[Records from a data collection]
START
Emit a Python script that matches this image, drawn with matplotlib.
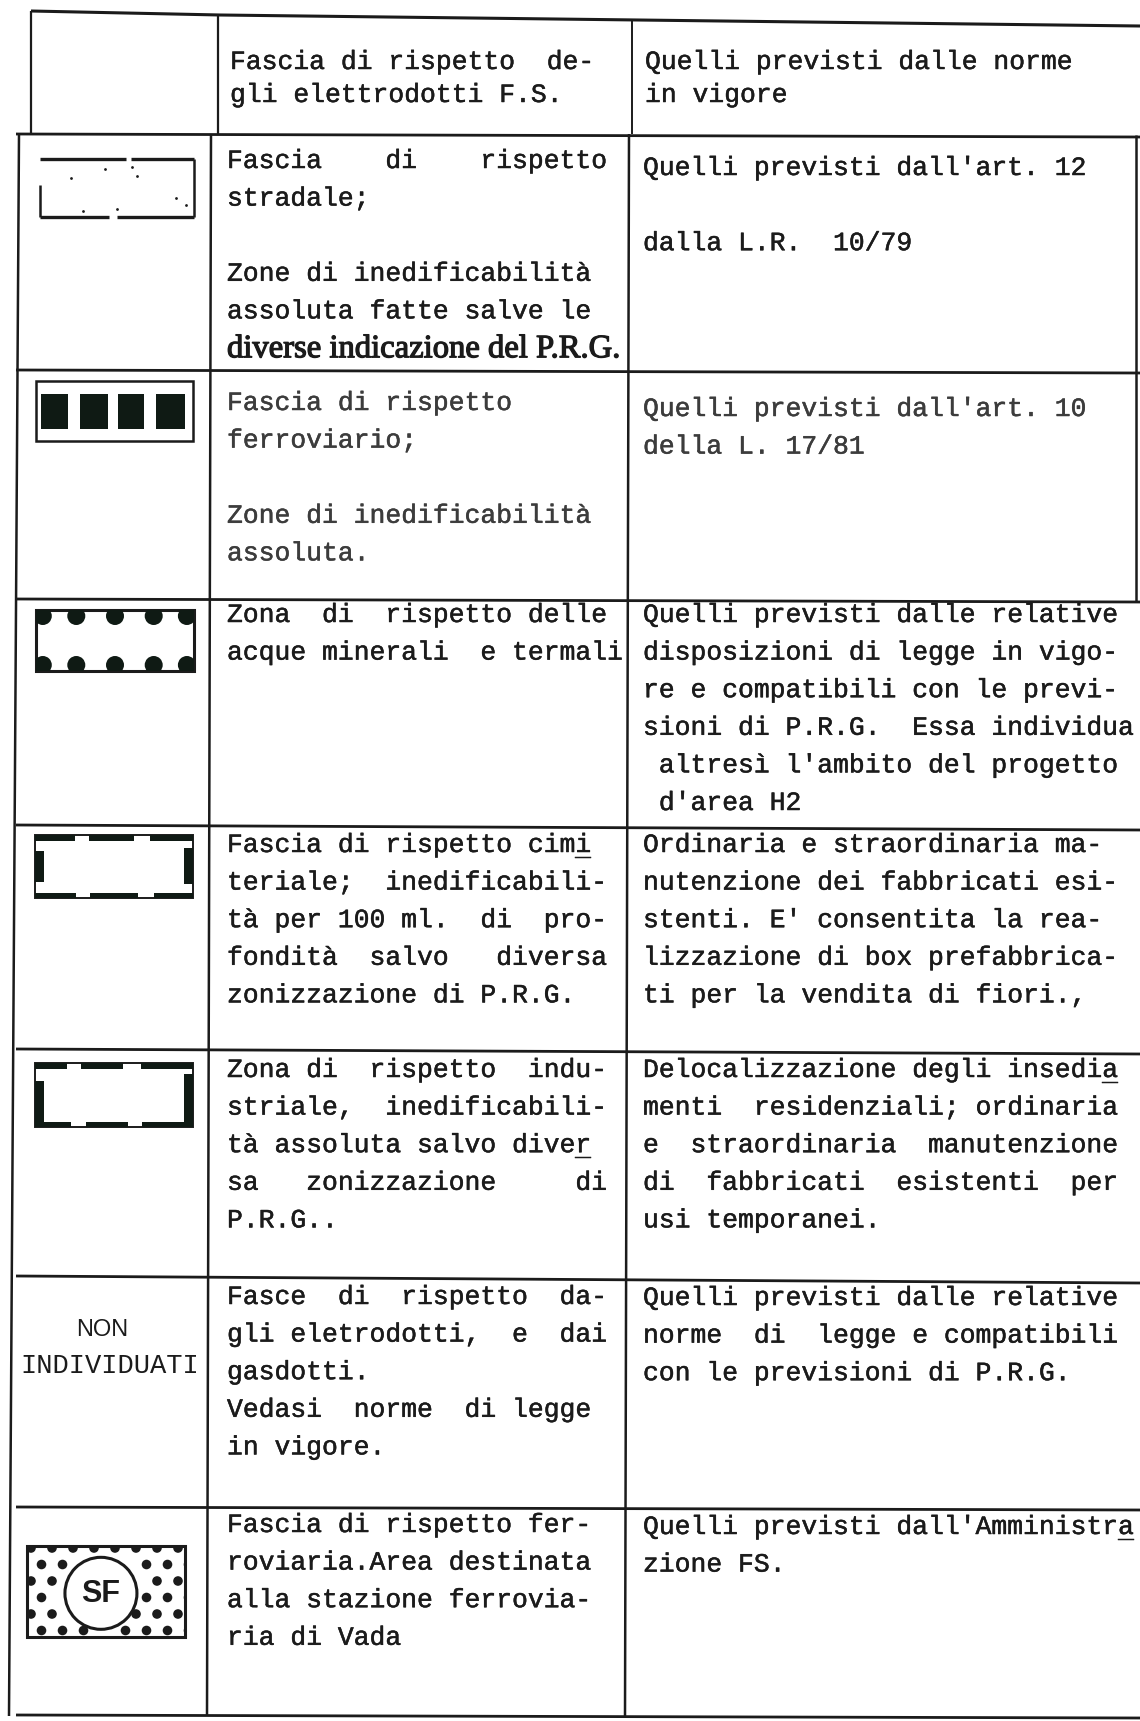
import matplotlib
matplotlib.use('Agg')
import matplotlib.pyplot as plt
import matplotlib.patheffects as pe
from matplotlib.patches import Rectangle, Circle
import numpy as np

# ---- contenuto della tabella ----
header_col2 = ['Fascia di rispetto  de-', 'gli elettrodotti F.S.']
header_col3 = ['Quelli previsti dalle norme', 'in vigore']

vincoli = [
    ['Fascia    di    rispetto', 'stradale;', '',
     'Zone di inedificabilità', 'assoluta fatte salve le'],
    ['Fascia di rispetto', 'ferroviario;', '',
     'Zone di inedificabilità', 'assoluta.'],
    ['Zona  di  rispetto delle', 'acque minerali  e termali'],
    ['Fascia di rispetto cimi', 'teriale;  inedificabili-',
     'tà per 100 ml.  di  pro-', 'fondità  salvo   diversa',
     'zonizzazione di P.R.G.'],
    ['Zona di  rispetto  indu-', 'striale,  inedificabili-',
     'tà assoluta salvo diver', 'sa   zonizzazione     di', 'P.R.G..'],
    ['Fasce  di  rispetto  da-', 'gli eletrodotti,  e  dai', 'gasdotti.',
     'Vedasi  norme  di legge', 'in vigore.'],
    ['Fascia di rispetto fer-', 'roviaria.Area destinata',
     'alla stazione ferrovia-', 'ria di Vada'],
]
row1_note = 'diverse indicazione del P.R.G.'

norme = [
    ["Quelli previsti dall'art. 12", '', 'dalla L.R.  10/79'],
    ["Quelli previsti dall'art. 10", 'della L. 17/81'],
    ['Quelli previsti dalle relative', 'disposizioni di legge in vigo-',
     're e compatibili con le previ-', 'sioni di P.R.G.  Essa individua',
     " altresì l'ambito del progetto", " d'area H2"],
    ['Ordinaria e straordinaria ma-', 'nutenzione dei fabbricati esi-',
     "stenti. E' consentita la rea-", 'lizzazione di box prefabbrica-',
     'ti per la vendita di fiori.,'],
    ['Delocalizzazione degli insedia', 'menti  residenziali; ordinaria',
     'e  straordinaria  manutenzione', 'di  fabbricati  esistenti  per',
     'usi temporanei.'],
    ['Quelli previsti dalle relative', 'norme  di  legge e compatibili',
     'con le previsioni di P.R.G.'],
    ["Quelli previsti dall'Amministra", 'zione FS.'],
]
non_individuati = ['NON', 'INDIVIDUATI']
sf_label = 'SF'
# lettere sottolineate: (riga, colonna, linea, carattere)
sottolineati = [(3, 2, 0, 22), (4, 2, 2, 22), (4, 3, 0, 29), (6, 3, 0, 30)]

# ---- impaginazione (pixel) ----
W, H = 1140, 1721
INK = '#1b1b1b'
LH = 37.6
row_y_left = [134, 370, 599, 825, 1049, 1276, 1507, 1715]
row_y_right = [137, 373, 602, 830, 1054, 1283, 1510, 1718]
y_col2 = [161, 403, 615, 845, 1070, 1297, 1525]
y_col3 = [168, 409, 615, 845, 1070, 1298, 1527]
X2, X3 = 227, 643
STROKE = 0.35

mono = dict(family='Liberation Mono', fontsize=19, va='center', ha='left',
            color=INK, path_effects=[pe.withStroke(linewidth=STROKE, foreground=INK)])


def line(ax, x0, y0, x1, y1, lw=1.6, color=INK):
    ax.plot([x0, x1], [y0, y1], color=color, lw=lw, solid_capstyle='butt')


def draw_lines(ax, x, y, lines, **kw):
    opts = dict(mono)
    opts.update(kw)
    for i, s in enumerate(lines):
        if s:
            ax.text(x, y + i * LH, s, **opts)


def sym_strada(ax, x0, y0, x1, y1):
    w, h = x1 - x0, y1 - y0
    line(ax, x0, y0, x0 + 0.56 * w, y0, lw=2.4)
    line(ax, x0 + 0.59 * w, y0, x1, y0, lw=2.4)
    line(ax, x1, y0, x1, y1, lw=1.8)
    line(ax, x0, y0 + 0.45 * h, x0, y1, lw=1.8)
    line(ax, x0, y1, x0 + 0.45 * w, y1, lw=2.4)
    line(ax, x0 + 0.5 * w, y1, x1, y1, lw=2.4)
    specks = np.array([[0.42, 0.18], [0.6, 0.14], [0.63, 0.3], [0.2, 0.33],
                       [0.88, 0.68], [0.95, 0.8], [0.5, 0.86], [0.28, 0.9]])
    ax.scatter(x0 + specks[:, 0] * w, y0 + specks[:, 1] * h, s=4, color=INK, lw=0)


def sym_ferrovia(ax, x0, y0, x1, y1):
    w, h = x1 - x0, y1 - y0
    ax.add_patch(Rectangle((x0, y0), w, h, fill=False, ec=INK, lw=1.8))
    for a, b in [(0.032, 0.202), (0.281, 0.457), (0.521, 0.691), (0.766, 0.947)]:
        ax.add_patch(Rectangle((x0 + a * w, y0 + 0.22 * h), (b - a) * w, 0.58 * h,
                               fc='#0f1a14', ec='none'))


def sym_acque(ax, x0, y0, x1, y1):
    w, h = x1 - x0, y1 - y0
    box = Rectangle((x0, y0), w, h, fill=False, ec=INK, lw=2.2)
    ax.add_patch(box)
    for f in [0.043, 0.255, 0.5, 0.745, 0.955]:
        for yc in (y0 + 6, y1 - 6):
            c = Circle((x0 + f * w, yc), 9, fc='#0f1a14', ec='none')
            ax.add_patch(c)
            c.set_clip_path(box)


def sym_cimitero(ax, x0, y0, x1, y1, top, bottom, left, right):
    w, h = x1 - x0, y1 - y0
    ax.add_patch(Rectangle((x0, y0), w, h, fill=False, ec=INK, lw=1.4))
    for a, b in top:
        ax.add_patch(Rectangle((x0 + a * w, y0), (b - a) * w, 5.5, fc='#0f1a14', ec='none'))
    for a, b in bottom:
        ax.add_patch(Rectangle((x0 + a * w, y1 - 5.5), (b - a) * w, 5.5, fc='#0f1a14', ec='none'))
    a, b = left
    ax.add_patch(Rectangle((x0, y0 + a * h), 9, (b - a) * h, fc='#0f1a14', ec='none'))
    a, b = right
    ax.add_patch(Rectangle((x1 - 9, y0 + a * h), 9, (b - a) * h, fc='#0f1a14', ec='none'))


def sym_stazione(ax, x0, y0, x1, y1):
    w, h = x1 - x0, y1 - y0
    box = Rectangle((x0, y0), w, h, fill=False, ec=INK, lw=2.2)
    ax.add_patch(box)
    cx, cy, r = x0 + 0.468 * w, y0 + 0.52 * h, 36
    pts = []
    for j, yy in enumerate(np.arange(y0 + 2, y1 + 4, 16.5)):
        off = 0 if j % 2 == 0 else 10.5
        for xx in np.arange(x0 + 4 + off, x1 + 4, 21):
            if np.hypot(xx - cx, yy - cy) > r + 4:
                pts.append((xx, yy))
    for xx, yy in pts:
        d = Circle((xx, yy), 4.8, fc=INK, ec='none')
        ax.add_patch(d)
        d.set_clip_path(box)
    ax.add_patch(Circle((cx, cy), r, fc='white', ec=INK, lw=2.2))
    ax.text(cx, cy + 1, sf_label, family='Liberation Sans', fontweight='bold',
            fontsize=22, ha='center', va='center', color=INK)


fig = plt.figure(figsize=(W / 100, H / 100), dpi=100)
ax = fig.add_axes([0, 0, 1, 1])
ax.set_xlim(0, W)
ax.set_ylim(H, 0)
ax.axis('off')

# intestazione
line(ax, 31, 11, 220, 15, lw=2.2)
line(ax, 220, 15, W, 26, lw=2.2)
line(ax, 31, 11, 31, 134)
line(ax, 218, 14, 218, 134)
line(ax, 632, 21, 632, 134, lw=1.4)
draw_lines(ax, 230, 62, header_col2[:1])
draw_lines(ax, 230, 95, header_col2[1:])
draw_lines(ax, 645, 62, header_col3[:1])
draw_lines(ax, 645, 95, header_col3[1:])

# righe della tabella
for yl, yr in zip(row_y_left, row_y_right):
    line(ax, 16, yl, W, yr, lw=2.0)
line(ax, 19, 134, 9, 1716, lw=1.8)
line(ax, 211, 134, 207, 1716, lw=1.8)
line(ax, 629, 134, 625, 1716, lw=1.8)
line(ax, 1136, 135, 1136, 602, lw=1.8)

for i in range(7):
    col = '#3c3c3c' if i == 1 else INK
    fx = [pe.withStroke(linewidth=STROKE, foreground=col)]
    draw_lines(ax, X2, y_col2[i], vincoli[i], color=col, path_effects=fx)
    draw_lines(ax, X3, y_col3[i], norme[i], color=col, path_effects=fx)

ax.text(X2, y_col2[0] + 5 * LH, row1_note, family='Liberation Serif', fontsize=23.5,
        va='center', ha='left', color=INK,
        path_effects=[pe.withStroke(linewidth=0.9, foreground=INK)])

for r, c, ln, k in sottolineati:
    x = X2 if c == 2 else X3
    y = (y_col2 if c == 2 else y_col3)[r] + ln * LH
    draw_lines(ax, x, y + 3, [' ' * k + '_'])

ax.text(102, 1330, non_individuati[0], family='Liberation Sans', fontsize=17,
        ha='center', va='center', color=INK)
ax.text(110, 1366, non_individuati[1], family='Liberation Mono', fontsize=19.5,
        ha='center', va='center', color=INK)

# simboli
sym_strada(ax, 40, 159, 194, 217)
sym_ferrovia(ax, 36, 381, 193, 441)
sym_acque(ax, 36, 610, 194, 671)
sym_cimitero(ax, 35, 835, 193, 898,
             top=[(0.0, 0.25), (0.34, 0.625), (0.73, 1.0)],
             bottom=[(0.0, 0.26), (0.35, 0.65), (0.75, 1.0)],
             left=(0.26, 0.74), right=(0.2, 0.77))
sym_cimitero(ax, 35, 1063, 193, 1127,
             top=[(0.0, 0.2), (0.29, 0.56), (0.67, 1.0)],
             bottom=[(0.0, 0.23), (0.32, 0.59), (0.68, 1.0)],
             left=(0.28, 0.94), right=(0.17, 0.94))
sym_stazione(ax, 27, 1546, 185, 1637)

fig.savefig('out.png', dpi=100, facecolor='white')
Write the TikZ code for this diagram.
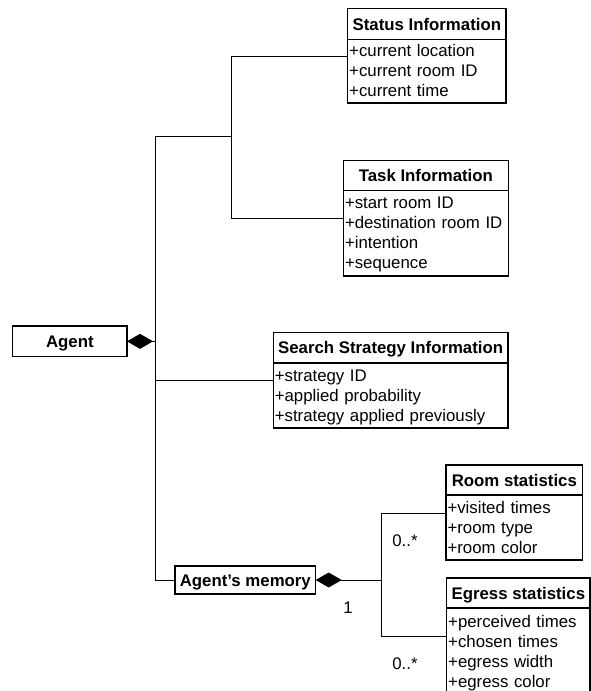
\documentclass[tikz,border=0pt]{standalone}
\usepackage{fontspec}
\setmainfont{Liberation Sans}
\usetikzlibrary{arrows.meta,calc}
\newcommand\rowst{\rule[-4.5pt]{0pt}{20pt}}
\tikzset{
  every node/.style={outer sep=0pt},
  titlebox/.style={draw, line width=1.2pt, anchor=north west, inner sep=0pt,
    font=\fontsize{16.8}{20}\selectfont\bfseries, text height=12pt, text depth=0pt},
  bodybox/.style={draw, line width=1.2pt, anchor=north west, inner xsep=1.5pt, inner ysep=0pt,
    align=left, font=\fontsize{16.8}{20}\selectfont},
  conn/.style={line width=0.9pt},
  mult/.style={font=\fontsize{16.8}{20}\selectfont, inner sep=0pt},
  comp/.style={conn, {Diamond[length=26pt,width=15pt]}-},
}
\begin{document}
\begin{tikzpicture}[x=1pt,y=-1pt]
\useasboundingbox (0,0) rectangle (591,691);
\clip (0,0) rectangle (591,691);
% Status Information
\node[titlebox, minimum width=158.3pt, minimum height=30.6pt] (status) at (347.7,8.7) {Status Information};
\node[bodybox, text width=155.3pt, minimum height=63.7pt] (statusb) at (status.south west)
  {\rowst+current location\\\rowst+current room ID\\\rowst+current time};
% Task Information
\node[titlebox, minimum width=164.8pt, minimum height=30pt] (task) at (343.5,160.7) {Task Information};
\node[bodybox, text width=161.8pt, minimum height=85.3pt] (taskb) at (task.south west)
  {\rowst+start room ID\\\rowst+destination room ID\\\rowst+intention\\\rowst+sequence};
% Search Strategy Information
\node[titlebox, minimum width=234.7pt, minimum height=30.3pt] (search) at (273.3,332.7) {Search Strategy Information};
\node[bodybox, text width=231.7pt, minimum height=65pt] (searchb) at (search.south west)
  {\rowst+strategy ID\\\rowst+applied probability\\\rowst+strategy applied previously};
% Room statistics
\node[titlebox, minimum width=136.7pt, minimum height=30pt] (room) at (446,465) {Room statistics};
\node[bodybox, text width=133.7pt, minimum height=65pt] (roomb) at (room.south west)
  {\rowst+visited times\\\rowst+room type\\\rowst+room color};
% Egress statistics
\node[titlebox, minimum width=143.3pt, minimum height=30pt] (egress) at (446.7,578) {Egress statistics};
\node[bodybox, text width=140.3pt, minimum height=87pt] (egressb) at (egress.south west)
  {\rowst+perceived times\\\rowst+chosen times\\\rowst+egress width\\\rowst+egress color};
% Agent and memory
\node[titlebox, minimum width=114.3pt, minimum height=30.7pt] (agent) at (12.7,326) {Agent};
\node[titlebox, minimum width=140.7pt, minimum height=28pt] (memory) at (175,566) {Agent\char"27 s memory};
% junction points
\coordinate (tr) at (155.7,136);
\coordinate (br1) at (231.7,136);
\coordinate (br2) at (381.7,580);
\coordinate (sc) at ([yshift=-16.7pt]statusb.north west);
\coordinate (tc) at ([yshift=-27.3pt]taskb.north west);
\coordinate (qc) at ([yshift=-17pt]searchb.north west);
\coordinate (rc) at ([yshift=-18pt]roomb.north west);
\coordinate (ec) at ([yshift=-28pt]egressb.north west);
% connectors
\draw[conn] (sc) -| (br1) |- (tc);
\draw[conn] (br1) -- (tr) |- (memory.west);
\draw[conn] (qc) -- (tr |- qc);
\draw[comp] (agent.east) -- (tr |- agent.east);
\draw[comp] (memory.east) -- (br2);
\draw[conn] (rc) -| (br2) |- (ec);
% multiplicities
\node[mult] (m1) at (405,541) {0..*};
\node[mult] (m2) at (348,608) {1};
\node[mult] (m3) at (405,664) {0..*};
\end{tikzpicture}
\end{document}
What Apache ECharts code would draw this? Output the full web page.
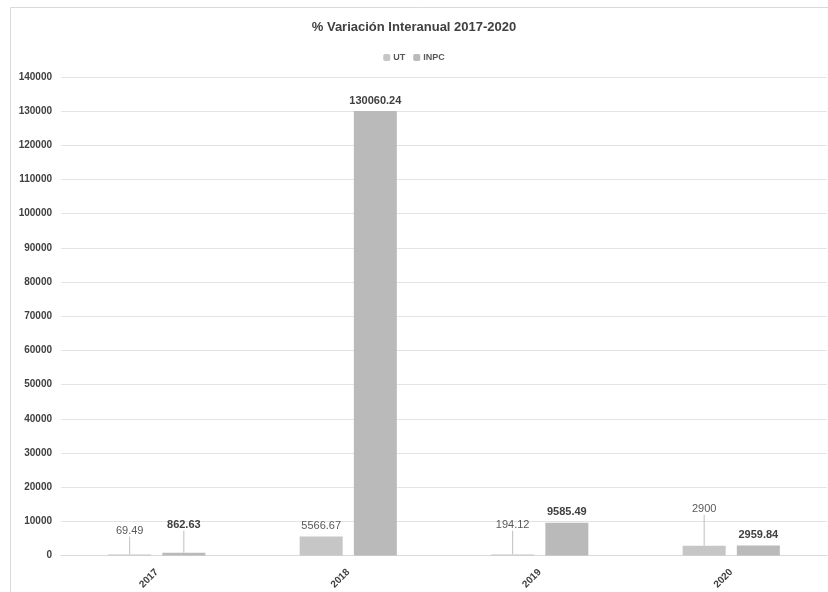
END
» THE PROBLEM:
List the lines of the entries that include "code".

» WRITTEN SOLUTION:
Write the TikZ code for this diagram.
What Apache ECharts code would draw this? Output the full web page.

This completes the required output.